Entries taken from a collection:
* Start *

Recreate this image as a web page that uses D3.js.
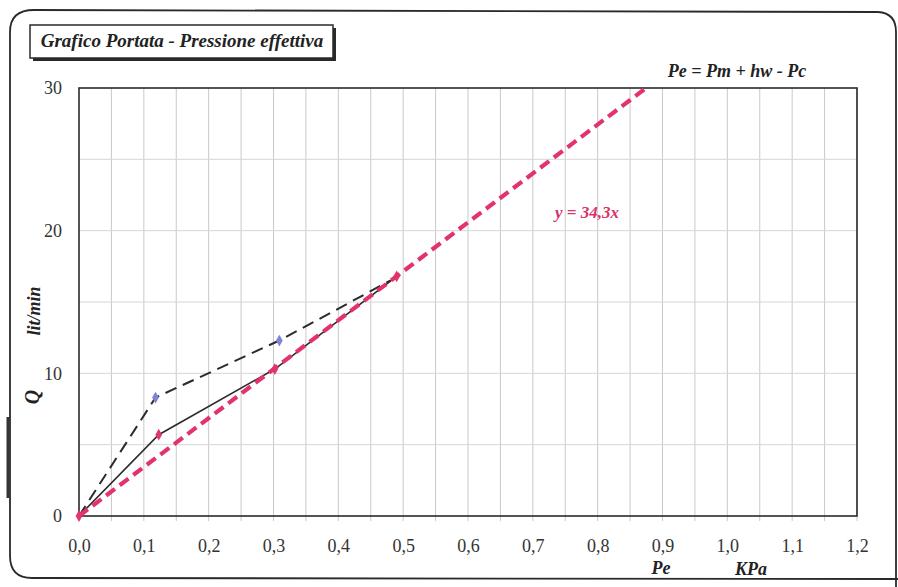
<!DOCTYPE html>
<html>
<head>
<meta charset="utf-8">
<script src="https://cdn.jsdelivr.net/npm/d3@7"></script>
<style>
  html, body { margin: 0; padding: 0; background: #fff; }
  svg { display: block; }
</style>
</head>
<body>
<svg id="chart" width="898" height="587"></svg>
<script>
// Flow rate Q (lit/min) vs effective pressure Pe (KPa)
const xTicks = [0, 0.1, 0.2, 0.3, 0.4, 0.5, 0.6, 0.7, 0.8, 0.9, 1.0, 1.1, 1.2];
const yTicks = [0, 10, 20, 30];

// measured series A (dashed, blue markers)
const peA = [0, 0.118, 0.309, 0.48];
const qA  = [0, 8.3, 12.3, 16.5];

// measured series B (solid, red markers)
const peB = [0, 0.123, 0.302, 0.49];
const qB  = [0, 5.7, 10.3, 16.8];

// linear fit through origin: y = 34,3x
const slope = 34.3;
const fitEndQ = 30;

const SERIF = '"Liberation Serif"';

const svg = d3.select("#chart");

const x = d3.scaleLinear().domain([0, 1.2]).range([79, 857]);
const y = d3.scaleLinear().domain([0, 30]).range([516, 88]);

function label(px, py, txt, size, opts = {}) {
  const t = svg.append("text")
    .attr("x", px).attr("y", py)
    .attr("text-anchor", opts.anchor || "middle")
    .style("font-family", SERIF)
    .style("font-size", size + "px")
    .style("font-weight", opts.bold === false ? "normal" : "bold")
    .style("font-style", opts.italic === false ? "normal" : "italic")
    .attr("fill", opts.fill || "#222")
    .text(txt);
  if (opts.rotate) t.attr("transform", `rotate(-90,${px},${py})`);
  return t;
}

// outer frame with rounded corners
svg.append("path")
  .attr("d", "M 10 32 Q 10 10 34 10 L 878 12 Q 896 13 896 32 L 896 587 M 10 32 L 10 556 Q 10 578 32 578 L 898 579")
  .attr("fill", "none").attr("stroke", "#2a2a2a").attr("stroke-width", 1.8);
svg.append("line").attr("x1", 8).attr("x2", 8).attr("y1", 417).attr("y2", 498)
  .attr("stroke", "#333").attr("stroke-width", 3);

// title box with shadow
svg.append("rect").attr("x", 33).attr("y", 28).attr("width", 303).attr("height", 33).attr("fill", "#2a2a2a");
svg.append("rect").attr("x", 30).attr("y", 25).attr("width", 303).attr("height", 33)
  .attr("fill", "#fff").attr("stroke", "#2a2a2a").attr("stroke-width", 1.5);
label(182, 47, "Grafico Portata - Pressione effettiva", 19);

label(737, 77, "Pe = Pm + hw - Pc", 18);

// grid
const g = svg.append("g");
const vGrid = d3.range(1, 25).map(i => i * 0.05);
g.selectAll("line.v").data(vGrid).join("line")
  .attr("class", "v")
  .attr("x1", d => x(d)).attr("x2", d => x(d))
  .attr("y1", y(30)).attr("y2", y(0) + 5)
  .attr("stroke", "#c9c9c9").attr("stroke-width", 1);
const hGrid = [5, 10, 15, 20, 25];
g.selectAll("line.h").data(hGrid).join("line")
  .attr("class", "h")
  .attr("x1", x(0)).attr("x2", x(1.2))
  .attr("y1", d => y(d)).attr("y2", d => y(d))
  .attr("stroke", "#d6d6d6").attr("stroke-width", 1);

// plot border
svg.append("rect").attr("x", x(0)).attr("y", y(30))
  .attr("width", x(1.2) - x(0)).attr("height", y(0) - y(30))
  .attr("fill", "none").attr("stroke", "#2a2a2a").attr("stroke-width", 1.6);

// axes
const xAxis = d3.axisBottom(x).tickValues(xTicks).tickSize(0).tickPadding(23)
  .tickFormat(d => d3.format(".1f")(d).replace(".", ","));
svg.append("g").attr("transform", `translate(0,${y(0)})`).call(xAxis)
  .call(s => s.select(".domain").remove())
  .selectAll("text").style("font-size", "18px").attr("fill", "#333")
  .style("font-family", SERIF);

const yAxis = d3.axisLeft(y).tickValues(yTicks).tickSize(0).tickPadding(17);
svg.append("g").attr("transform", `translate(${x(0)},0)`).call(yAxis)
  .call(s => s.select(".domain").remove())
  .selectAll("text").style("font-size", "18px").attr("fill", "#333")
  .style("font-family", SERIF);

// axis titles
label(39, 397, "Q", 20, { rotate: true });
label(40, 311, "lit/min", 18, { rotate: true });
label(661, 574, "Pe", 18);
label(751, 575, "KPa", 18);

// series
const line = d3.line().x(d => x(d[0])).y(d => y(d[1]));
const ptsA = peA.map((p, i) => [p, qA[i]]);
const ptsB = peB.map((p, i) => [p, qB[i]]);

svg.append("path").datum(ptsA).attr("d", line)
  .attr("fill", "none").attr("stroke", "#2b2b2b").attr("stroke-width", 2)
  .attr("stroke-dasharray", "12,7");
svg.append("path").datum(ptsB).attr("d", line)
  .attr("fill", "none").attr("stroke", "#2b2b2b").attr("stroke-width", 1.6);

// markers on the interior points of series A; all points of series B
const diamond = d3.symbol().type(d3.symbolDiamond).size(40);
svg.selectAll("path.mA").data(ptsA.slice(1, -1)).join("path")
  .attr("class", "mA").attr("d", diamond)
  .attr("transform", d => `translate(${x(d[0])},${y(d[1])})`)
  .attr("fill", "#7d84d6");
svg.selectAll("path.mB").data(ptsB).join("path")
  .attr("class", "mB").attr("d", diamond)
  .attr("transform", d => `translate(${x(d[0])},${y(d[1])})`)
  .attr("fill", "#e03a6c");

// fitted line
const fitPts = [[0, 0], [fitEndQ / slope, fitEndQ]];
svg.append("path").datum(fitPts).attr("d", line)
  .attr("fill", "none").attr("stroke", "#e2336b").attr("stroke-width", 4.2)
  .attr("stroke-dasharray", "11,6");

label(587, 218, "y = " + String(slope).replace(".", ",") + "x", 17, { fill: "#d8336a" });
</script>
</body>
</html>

* End *
* Start *

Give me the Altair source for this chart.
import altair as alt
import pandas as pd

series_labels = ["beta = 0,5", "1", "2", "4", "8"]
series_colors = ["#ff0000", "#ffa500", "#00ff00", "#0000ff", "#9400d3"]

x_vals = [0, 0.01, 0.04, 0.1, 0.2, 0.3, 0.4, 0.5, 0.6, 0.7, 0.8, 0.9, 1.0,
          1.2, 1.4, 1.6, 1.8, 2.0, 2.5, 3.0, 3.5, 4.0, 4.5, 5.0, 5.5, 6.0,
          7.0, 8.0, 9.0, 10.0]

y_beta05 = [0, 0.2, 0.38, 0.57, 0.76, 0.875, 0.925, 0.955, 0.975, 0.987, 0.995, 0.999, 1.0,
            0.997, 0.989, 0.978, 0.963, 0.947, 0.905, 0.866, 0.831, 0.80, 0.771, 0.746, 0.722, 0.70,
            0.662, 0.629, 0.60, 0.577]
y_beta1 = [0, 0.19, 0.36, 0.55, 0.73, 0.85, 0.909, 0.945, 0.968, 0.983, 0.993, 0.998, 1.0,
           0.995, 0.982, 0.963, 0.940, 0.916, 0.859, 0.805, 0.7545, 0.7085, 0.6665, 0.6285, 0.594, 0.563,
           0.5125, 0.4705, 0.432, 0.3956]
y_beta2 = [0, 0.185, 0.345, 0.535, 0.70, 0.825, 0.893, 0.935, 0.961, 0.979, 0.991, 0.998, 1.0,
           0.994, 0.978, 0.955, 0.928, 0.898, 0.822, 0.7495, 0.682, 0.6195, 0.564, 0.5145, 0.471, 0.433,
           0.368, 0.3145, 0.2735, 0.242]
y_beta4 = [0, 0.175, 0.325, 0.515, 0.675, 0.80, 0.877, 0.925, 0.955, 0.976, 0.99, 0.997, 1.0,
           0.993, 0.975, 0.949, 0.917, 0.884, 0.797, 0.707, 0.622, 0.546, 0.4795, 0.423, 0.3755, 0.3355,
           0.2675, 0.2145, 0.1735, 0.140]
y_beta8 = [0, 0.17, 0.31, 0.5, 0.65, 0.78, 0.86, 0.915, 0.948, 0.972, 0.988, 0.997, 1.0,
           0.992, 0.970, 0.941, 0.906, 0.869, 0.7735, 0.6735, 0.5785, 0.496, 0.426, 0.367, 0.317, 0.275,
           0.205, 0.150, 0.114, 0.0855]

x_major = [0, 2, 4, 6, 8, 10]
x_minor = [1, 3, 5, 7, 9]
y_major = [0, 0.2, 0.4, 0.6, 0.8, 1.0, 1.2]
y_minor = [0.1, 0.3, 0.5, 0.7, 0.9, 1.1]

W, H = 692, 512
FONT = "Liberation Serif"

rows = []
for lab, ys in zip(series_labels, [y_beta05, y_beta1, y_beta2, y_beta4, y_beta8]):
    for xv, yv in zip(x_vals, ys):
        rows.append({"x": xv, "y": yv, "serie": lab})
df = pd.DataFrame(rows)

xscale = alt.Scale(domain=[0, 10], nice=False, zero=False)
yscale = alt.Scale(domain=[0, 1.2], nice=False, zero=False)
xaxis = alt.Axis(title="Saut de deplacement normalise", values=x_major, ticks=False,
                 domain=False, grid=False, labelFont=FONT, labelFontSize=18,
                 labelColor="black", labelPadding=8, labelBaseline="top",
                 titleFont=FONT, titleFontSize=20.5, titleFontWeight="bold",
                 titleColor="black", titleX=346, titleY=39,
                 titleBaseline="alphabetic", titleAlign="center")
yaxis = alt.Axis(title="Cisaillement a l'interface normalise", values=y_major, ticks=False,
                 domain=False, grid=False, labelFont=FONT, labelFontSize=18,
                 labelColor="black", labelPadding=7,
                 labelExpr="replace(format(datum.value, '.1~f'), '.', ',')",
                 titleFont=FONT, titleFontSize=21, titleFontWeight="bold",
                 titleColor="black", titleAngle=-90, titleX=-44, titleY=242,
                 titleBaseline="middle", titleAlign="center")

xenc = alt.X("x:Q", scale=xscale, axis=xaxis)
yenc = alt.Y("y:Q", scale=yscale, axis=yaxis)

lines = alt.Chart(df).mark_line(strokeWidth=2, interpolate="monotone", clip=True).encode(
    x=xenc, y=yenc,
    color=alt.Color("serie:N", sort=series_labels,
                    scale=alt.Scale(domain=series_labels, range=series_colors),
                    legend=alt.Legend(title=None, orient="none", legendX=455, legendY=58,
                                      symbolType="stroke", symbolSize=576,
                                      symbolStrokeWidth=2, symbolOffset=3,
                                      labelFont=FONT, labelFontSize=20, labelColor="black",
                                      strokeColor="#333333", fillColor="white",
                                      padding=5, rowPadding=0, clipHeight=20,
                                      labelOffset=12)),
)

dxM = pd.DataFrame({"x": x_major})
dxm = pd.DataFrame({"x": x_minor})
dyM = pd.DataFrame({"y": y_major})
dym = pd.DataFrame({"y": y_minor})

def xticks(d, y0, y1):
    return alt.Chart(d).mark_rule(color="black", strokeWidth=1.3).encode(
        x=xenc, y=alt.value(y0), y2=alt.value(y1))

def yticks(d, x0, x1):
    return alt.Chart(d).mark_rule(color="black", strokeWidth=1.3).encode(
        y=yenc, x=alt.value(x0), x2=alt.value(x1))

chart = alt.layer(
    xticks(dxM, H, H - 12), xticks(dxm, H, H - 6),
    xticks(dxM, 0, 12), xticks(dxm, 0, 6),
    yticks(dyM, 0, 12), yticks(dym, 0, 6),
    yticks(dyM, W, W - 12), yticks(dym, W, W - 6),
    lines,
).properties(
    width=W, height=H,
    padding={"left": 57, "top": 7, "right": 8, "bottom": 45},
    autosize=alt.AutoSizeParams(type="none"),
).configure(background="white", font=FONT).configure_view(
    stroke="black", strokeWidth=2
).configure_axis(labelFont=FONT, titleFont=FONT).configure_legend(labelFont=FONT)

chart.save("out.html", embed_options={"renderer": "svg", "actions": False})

* End *
* Start *

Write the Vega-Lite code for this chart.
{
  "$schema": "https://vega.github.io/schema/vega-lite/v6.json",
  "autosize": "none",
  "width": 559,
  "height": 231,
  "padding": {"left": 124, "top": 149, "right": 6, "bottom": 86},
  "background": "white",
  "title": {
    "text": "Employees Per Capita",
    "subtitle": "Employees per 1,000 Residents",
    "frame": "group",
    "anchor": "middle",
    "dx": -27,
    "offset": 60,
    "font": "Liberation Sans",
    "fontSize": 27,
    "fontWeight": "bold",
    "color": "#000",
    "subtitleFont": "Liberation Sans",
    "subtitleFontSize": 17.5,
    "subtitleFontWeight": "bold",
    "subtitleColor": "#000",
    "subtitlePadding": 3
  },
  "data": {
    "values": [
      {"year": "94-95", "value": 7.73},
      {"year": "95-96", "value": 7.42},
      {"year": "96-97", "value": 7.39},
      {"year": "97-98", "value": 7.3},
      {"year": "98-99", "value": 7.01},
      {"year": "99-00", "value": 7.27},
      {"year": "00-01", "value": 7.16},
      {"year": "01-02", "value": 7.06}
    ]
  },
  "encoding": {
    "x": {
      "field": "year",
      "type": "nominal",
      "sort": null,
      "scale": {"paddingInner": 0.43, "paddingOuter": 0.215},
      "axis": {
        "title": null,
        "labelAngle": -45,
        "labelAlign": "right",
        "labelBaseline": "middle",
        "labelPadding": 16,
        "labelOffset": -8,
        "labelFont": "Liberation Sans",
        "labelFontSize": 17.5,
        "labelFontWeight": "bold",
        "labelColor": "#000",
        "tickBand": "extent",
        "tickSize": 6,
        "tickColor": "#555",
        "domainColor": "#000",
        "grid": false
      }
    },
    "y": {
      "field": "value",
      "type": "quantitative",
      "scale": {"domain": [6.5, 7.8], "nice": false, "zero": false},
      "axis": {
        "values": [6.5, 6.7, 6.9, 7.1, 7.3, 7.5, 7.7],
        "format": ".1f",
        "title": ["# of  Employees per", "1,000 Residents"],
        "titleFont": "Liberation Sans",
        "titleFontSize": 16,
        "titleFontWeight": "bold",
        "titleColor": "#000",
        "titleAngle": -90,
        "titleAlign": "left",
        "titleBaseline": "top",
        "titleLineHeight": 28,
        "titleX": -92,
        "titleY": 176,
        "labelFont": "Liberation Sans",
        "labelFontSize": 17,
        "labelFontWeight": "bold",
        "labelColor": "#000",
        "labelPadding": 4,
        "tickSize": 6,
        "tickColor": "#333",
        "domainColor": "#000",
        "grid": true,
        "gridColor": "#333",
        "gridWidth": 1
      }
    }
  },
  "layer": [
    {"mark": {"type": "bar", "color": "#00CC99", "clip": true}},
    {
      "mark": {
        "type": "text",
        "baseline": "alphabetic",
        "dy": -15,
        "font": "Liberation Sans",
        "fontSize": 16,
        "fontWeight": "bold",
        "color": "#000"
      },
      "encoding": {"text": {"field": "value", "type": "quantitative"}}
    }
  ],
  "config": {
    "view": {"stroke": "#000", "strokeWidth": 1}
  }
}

* End *

• _Given instruction_
Above are some records. Reproduce the lines from the one with "Recreate this image" down to the one with "const yTicks = [0, 10, 20, 30];", keeping both, and leave every picture out.

• _Written solution_
Recreate this image as a web page that uses D3.js.
<!DOCTYPE html>
<html>
<head>
<meta charset="utf-8">
<script src="https://cdn.jsdelivr.net/npm/d3@7"></script>
<style>
  html, body { margin: 0; padding: 0; background: #fff; }
  svg { display: block; }
</style>
</head>
<body>
<svg id="chart" width="898" height="587"></svg>
<script>
// Flow rate Q (lit/min) vs effective pressure Pe (KPa)
const xTicks = [0, 0.1, 0.2, 0.3, 0.4, 0.5, 0.6, 0.7, 0.8, 0.9, 1.0, 1.1, 1.2];
const yTicks = [0, 10, 20, 30];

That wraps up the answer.